* Problem description
Examine each line of the data. Copy those that contain the string "matplotlib".

* Start *

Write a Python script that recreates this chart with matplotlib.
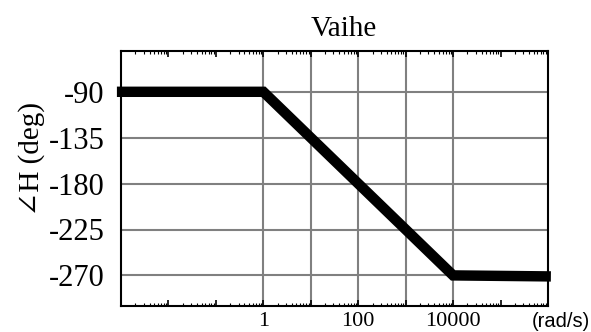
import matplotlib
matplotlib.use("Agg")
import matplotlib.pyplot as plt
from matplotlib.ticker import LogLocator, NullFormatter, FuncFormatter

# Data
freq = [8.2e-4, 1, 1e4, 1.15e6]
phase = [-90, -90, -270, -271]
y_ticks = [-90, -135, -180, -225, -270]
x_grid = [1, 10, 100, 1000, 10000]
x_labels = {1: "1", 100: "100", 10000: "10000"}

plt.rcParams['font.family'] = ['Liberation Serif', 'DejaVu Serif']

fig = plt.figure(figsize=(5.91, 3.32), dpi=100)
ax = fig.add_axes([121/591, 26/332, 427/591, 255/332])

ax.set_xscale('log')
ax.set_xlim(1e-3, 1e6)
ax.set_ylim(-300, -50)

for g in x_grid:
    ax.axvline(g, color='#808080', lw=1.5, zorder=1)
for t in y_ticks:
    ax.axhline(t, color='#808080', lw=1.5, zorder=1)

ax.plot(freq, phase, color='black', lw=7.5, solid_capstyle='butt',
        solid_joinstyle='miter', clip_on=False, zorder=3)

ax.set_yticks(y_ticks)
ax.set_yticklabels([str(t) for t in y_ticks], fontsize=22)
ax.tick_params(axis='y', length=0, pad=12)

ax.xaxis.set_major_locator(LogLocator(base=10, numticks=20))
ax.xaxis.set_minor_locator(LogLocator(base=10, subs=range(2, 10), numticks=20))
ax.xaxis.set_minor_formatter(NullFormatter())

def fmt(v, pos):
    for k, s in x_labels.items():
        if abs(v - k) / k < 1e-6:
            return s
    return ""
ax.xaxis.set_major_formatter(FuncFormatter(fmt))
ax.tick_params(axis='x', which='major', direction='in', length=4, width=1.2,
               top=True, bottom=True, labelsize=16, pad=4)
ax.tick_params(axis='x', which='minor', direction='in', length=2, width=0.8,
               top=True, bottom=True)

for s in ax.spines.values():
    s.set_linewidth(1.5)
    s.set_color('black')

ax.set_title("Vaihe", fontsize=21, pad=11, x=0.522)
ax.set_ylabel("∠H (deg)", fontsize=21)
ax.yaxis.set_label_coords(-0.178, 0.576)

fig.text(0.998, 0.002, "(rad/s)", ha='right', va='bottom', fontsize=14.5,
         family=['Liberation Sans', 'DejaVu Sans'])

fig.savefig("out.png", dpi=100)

* End *

* Result for this exercise
Write a Python script that recreates this chart with matplotlib.
import matplotlib
matplotlib.use("Agg")
import matplotlib.pyplot as plt
from matplotlib.ticker import LogLocator, NullFormatter, FuncFormatter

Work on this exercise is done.